Rouhani’s cool refusal to respond emotionally to initial anti-Iran rhetoric by Erdogan and other Turkish officials as the Saudi air war against the Houthi rebels heated up quickly paid off, with Erdogan reversing course and cooperating with Pakistan and Iran to oppose the Saudi adventure. Iranian diplomats have followed up by traveling throughout the region to promote a negotiated solution in Yemen, albeit so far with no visible success on the ground in Yemen, and Iranian Foreign Minister Zarif offered a smoothly conciliatory, if superficial, call for a negotiated peace in Yemen as the key to regional anti-terrorism in a New York Times op-ed. It is particularly noteworthy that this new tripartite coalition crosses Muslim sectarian lines in an effort justifiable both to avoid the dangers of new violence and simply to minimize Muslims killing Muslims but which also offers a model for saving Syria, not to mention facilitating mutual economic benefits (e.g., Iranian hydrocarbon exports to both Turkey and Pakistan).

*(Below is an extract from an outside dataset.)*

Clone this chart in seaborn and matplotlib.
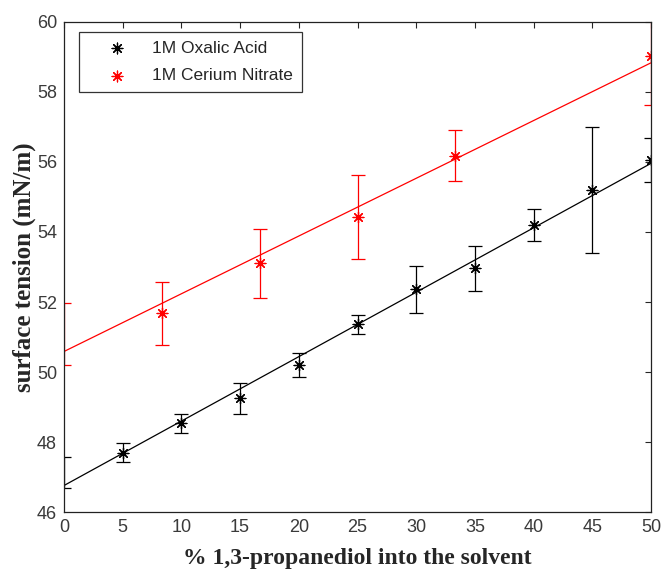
import numpy as np
import pandas as pd
import seaborn as sns
import matplotlib
matplotlib.use("Agg")
import matplotlib.pyplot as plt

# % 1,3-propanediol and surface tension (mN/m), with error bar half-widths
x_oxalic = [0, 5, 10, 15, 20, 25, 30, 35, 40, 45, 50]
y_oxalic = [47.13, 47.70, 48.53, 49.25, 50.20, 51.36, 52.36, 52.96, 54.20, 55.20, 56.06]
e_oxalic = [0.45, 0.28, 0.28, 0.45, 0.34, 0.28, 0.66, 0.64, 0.45, 1.80, 0.62]

x_cerium = [0, 8.33, 16.67, 25, 33.33, 50]
y_cerium = [51.08, 51.68, 53.10, 54.44, 56.18, 59.03]
e_cerium = [0.89, 0.90, 0.98, 1.20, 0.72, 1.40]

labels = ["1M Oxalic Acid", "1M Cerium Nitrate"]
colors = ["black", "#ff0000"]

sns.set_style("white")
plt.rcParams['font.family'] = ['Liberation Sans', 'DejaVu Sans']

fig = plt.figure(figsize=(6.62, 5.71), dpi=100)
ax = fig.add_axes([0.0967, 0.1033, 0.8867, 0.8582])

asterisk = (8, 2, 0)
series = [(x_oxalic, y_oxalic, e_oxalic), (x_cerium, y_cerium, e_cerium)]
for (xs, ys, es), lab, col in zip(series, labels, colors):
    df = pd.DataFrame({'x': xs, 'y': ys, 'e': es})
    # linear fit through the data
    sns.regplot(data=df, x='x', y='y', scatter=False, ci=None, ax=ax,
                line_kws={'color': col, 'lw': 0.9})
    ax.errorbar(df['x'], df['y'], yerr=df['e'], fmt='none', ecolor=col,
                elinewidth=0.9, capsize=4.8, capthick=0.9)
    shown = df[df['x'] > 0]
    sns.scatterplot(data=shown, x='x', y='y', ax=ax, marker=asterisk, s=60,
                    color=col, edgecolor=col, linewidth=0.9, label=lab)

ax.set_xlim(0, 50)
ax.set_ylim(46, 60)
ax.set_xticks(np.arange(0, 51, 5))
ax.set_yticks(np.arange(46, 61, 2))
ax.tick_params(direction='in', length=4.5, width=0.8, top=True, right=True,
               labelsize=13, labelcolor='#3a3a3a', pad=5)
for s in ax.spines.values():
    s.set_visible(True)
    s.set_color('#222222')
    s.set_linewidth(0.9)

ax.set_xlabel("% 1,3-propanediol into the solvent", family='Liberation Serif',
              fontweight='bold', fontsize=17, labelpad=9)
ax.set_ylabel("surface tension (mN/m)", family='Liberation Serif',
              fontweight='bold', fontsize=18, labelpad=0.5)

leg = ax.legend(loc='upper left', bbox_to_anchor=(0.0256, 0.9796), fontsize=12.5,
                frameon=True, fancybox=False, edgecolor='black', borderaxespad=0,
                handlelength=3.4, handletextpad=0.3, borderpad=0.5, labelspacing=0.7)
leg.get_frame().set_linewidth(0.9)

fig.savefig("out.png", dpi=100)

Washington seems confused, playing both sides. That, in itself, could be a sign of a highly nuanced foreign policy and perhaps it is, but in this case it appears more a result of confusion. Iran is the de facto military ally of the U.S. in the desperate effort to stop ISIS from transforming Iraq into a radical jihadi base, and the new nuclear agreement is nothing if not tenuous. A joint U.S.-Saudi military campaign in the infinitely complex, three-way Yemeni civil war with its ever-changing alliances of convenience among Houthis, the former dictator (backed by the U.S. for years), and the new U.S.-backed leader-in-exile—not to mention al Qua’ida and surely soon ISIS–seems almost guaranteed to ruin Obama’s last years in office and pave the way for a joint victory of still lurking U.S. neo-cons and Israeli extremists—both of whom fervently believe that war is the answer, whatever the question.
The current Turkish-Pakistani-Iranian peace movement, with its emphasis on the obvious dangers of yet another round of international gasoline being poured on a Mideast sectarian fire, seems a far wiser position. Long ago, a great speech in the far-away land of Cairo was given and then immediately forgotten by a young, new leader. Obama, approaching retirement, should lock his office door and read that speech very slowly to himself, and think about the uplifting message that it contained.

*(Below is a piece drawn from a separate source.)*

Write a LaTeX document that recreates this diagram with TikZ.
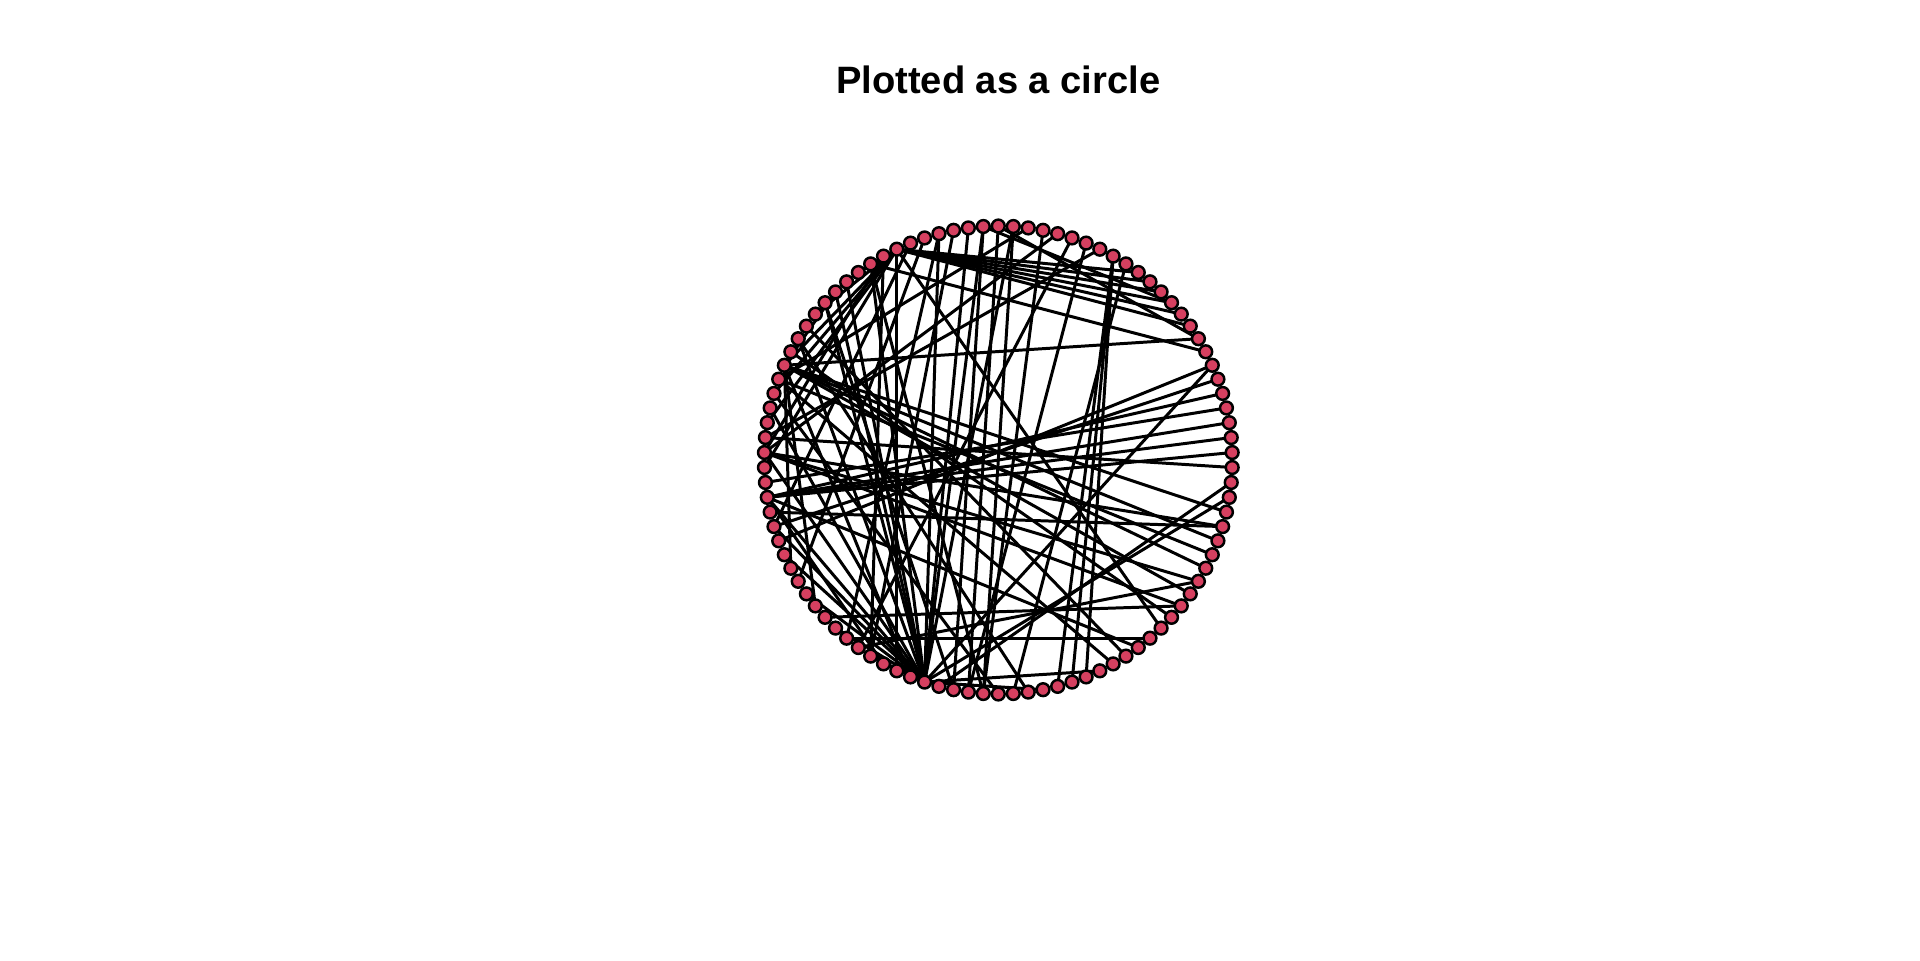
\documentclass[tikz,border=0pt]{standalone}
\usepackage{fontspec}
\setmainfont{Liberation Sans}
\usetikzlibrary{calc}
\definecolor{vfill}{RGB}{214,64,96}
\pgfdeclarelayer{bg}
\pgfdeclarelayer{edgelayer}
\pgfsetlayers{bg,edgelayer,main}
\tikzset{
  vtx/.style={circle,draw=black,fill=vfill,line width=0.7pt,minimum size=0.128cm,inner sep=0pt,outer sep=0pt},
  link/.style={black,line width=0.85pt},
  titletext/.style={font=\fontsize{10.85}{13}\selectfont\bfseries,anchor=base,inner sep=0pt}
}
\begin{document}
\begin{tikzpicture}
\begin{pgfonlayer}{bg}
\fill[white] (0,0) rectangle (19.2,9.6);
\end{pgfonlayer}
\useasboundingbox (0,0) rectangle (19.2,9.6);
\coordinate (C) at (9.983,5.0);
\foreach \j in {0,...,97}
  \node[vtx] (v\j) at ($(C)+({90+\j*3.673469}:2.34)$) {};
\begin{pgfonlayer}{edgelayer}
\foreach \a/\b in {
 44/1,44/2,44/4,44/9,44/11,44/12,44/13,44/16,44/21,44/24,44/27,44/29,44/31,44/34,44/37,44/40,44/52,44/71,44/80,44/56,44/97,
 0/47,0/82,1/46,3/40,4/38,5/33,6/29,8/40,97/48,96/19,91/23,89/50,
 7/83,7/84,7/85,7/86,7/87,7/88,7/14,7/18,7/20,7/22,7/25,7/42,7/10,7/61,
 18/64,18/66,18/68,18/70,18/82,18/32,18/35,18/43,18/12,19/67,
 27/74,27/75,27/76,27/78,27/59,27/41,
 90/53,90/54,90/55,
 24/8,24/63,24/65,24/69,
 45/72,15/58,17/62,19/57,23/73,26/77,28/69,29/79,30/80,36/63,38/60,39/65,
 46/13,48/9,49/20,51/16,81/9,93/39,92/47,94/24,95/48,1/85}
  \draw[link] (v\a.center) -- (v\b.center);
\end{pgfonlayer}
\node[titletext] (title) at (9.983,8.67) {Plotted as a circle};
\end{tikzpicture}
\end{document}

The New York Times has already reported that the Saudis have slaughtered “dozens of civilians.” Evidently feeling the regional displeasure, Riyadh announced the end of its attacks despite their limited impact on military positions…and then promptly hit a new city in a bizarre move hardly designed to pave the way for mutual trust or to impress anyone with Riyadh’s reliability. Meanwhile, Yemen’s already poor prospects have now considerably worsened, with ex-dictator Saleh very much back in the picture, the Houthis surely radicalized, and al Qua’ida taking advantage of the chaos. Regional implications include the weakening of Saudi prestige after the exposure of the strength of its neighbors’ opposition to its military adventure and consolidation of Iran’s regional diplomatic position, with further noteworthy ripples no doubt coming.

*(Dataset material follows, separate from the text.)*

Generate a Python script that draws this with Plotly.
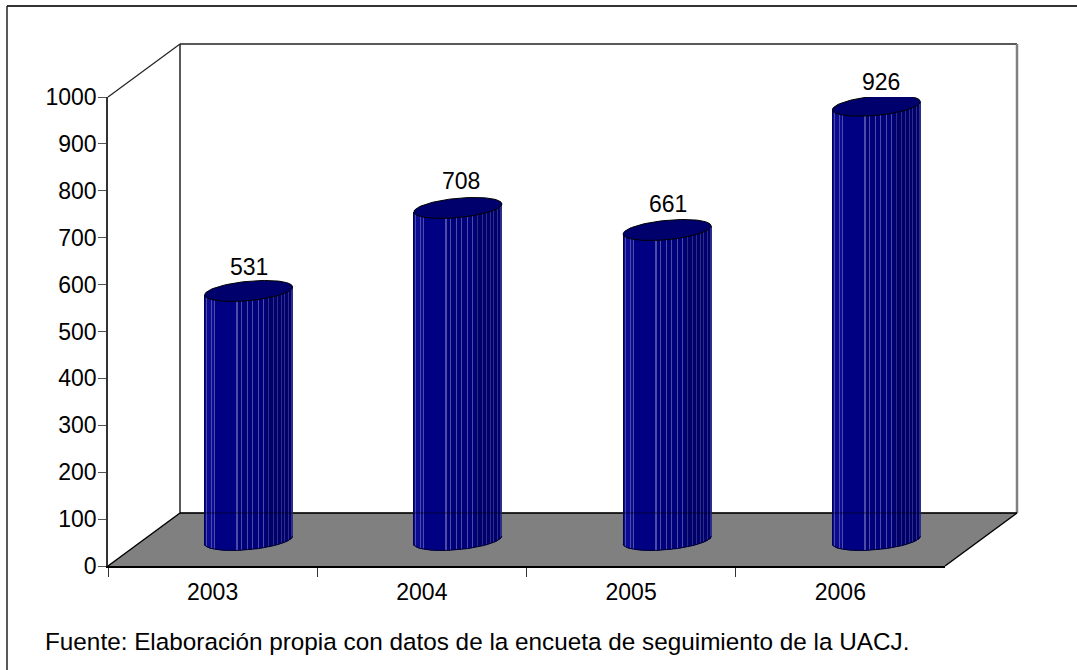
import math
import plotly.graph_objects as go

# --- data ---
years = ["2003", "2004", "2005", "2006"]
values = [531, 708, 661, 926]
y_ticks = [0, 100, 200, 300, 400, 500, 600, 700, 800, 900, 1000]
source_note = "Fuente: Elaboración propia con datos de la encueta de seguimiento de la UACJ."

# --- canvas geometry (pixels) ---
W, H = 1077, 670
FX0, FX1, FY0, FY1 = 108, 945, 566, 97      # front plane of the axes
DX, DY = 72, 53                             # depth of the box
CAT_PX = (FX1 - FX0) / len(years)
PX_PER_UNIT = (FY0 - FY1) / 1000
CYL_SHIFT_X = 36                            # cylinders stand this far behind the front plane
CYL_SHIFT_Y = 26
CYL_W = 88
RY = 9.7
TILT = 4.0
FONT = "Liberation Sans, Arial, sans-serif"
FS = 23


def px(x):
    return x / W


def py(y):
    return 1 - y / H


def poly(points):
    return "M" + " L".join(f"{px(x):.5f},{py(y):.5f}" for x, y in points) + " Z"


# vertical stripe shading across a cylinder
light_lines = [0.03, 0.08, 0.115, 0.375, 0.43, 0.495, 0.55, 0.62, 0.68, 0.735, 0.79, 0.84, 0.88, 0.92, 0.955, 0.99]


def shade(f):
    if f < 0.012 or f > 0.99:
        return "#000050"
    if f < 0.13:
        return "#0a0a92"
    if f < 0.38:
        return "#000082"
    if f < 0.7:
        return "#00007a"
    return "#00006a"


strip_fracs = [(i + 0.5) / CYL_W for i in range(CYL_W)]
strip_colors = []
for f in strip_fracs:
    near = any(abs(f - l) < 0.5 / CYL_W for l in light_lines)
    if near:
        strip_colors.append("#4c4ca6" if f < 0.7 else "#2e2e8a")
    else:
        strip_colors.append(shade(f))

fig = go.Figure()

# invisible trace that establishes the category axis
fig.add_trace(go.Scatter(x=years, y=values, mode="markers", marker=dict(opacity=0, size=1),
                         xaxis="x", yaxis="y", hoverinfo="skip", showlegend=False))

for i, (yr, v) in enumerate(zip(years, values)):
    xs, bases, tops = [], [], []
    for f in strip_fracs:
        u = 2 * f - 1
        off = u * CYL_W / 2 / CAT_PX
        rim_px = -TILT * u + RY * math.sqrt(max(0, 1 - u * u))   # screen px below the centre
        xs.append(i + off)
        bases.append(-rim_px / PX_PER_UNIT)
        tops.append(v + (TILT * u + rim_px) / PX_PER_UNIT)
    fig.add_trace(go.Bar(x=xs, y=tops, base=bases, width=[1.02 / CAT_PX] * CYL_W,
                         marker=dict(color=strip_colors, line=dict(width=0)),
                         xaxis="x2", yaxis="y2", hoverinfo="skip", showlegend=False, name=yr))
    # rim of the cylinder foot
    ts = [math.pi * k / 60 for k in range(61)]
    fig.add_trace(go.Scatter(
        x=[i + math.cos(t) * CYL_W / 2 / CAT_PX for t in ts],
        y=[(TILT * math.cos(t) - RY * math.sin(t)) / PX_PER_UNIT for t in ts],
        mode="lines", line=dict(color="#000030", width=1),
        xaxis="x2", yaxis="y2", hoverinfo="skip", showlegend=False))
    # cap
    ts = [2 * math.pi * k / 120 for k in range(121)]
    fig.add_trace(go.Scatter(
        x=[i + math.cos(t) * CYL_W / 2 / CAT_PX for t in ts],
        y=[v + (TILT * math.cos(t) + RY * math.sin(t)) / PX_PER_UNIT for t in ts],
        mode="lines", fill="toself", fillcolor="#00006c", line=dict(color="#000000", width=1),
        xaxis="x2", yaxis="y2", hoverinfo="skip", showlegend=False))

label_dy = [24, 27, 26, 24]
label_dx = [0, 3, 1, 5]
annotations = [
    dict(x=i, y=v, xref="x2", yref="y2", text=str(v), showarrow=False, yshift=label_dy[i],
         xshift=label_dx[i], font=dict(family=FONT, size=FS, color="#000000"))
    for i, v in enumerate(values)
]
annotations.append(dict(x=px(43), y=py(641), xref="paper", yref="paper", xanchor="left", yanchor="middle",
                        text=source_note, showarrow=False, font=dict(family=FONT, size=24.3, color="#000000")))

wall = "#222222"
shapes = [
    dict(type="path", xref="paper", yref="paper", layer="below", fillcolor="#808080", line=dict(width=0),
         path=poly([(FX0, FY0), (FX0 + DX, FY0 - DY), (FX1 + DX, FY0 - DY), (FX1, FY0)])),
    dict(type="line", xref="paper", yref="paper", layer="below", line=dict(color="#000000", width=1.5),
         x0=px(FX0), y0=py(FY0), x1=px(FX0 + DX), y1=py(FY0 - DY)),
    dict(type="line", xref="paper", yref="paper", layer="below", line=dict(color="#000000", width=1.5),
         x0=px(FX1), y0=py(FY0), x1=px(FX1 + DX), y1=py(FY0 - DY)),
    dict(type="line", xref="paper", yref="paper", layer="below", line=dict(color=wall, width=1.2),
         x0=px(FX0), y0=py(FY1), x1=px(FX0 + DX), y1=py(FY1 - DY)),
    dict(type="line", xref="paper", yref="paper", layer="below", line=dict(color=wall, width=1.5),
         x0=px(FX0 + DX), y0=py(FY1 - DY), x1=px(FX1 + DX), y1=py(FY1 - DY)),
    dict(type="line", xref="paper", yref="paper", layer="below", line=dict(color=wall, width=1.5),
         x0=px(FX0 + DX), y0=py(FY1 - DY), x1=px(FX0 + DX), y1=py(FY0 - DY)),
    dict(type="line", xref="paper", yref="paper", layer="below", line=dict(color="#808080", width=2.5),
         x0=px(FX1 + DX), y0=py(FY1 - DY), x1=px(FX1 + DX), y1=py(FY0 - DY)),
    # back edge of the floor, faintly visible through the cylinders
    dict(type="line", xref="paper", yref="paper", layer="above", line=dict(color="#000000", width=1.5),
         opacity=0.35, x0=px(FX0 + DX), y0=py(FY0 - DY), x1=px(FX1 + DX), y1=py(FY0 - DY)),
    dict(type="line", xref="paper", yref="paper", layer="below", line=dict(color="#000000", width=1.5),
         x0=px(FX0 + DX), y0=py(FY0 - DY), x1=px(FX1 + DX), y1=py(FY0 - DY)),
    # outer frame: only the top and left edges are in view
    dict(type="line", xref="paper", yref="paper", layer="below", line=dict(color="#333333", width=2),
         x0=px(7), y0=py(6), x1=1, y1=py(6)),
    dict(type="line", xref="paper", yref="paper", layer="below", line=dict(color="#222222", width=1.5),
         x0=px(7), y0=py(6), x1=px(7), y1=0),
]

fig.update_layout(
    width=W, height=H, autosize=False,
    margin=dict(l=0, r=0, t=0, b=0, pad=0, autoexpand=False),
    paper_bgcolor="#ffffff", plot_bgcolor="rgba(0,0,0,0)",
    barmode="overlay", showlegend=False,
    font=dict(family=FONT, size=FS, color="#000000"),
    shapes=shapes, annotations=annotations,
    xaxis=dict(type="category", categoryorder="array", categoryarray=years, range=[-0.5, 3.5],
               domain=[px(FX0), px(FX1)], tickson="boundaries", ticks="outside", ticklen=9,
               tickcolor="#333333", tickwidth=1, showline=True, linecolor="#000000", linewidth=1.5,
               showgrid=False, zeroline=False, anchor="y", tickfont=dict(family=FONT, size=FS),
               ticklabelstandoff=5),
    yaxis=dict(range=[0, 1000], domain=[py(FY0), py(FY1)], tickvals=y_ticks, ticks="outside", ticklen=8,
               tickcolor="#555555", tickwidth=1, showline=True, linecolor="#333333", linewidth=1.5,
               showgrid=False, zeroline=False, anchor="x", tickfont=dict(family=FONT, size=FS),
               ticklabelstandoff=-3),
    # depth plane: same scale as the front axes, shifted back to where the cylinders stand
    xaxis2=dict(overlaying="x", range=[-0.5 - CYL_SHIFT_X / CAT_PX, 3.5 - CYL_SHIFT_X / CAT_PX],
                visible=False, anchor="y2"),
    yaxis2=dict(overlaying="y", range=[-CYL_SHIFT_Y / PX_PER_UNIT, 1000 - CYL_SHIFT_Y / PX_PER_UNIT],
                visible=False, anchor="x2"),
)

fig.write_html("out.html", config=dict(displayModeBar=False),
               post_script="document.body.style.margin='0';document.documentElement.style.overflow='hidden';")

One of the first such ripples may well be a negative impact on the prospects for finding a regional compromise regarding Syria, now that the Yemeni imbroglio has strained regional relations. On the other hand, if the new understanding between Erdogan and Rouhani is sustained, the door to resolving the Syrian civil war via Turkish-Iranian compromise could be thrown wide open (and the alternative possibility of resolution via a Turkish-Saudi “Sunni offensive” be slammed shut). Indeed, a recent State Department signal of a softening of the hardline (and short-sighted) U.S. refusal to include Iran in international talks on Syria has already improved the atmosphere for a possible Ankara-Tehran Syrian initiative. Riyadh may have learned in Yemen to think carefully before committing its air force abroad, and a joint Sunni Turkish-Shi’i Iranian proposal on Syria would command the world’s attention. Whatever the impact on Syria, Saudi airplanes bombing civilian towns will be no more the solution to Yemen’s problems that similar tactics have been in Iraq or Palestine.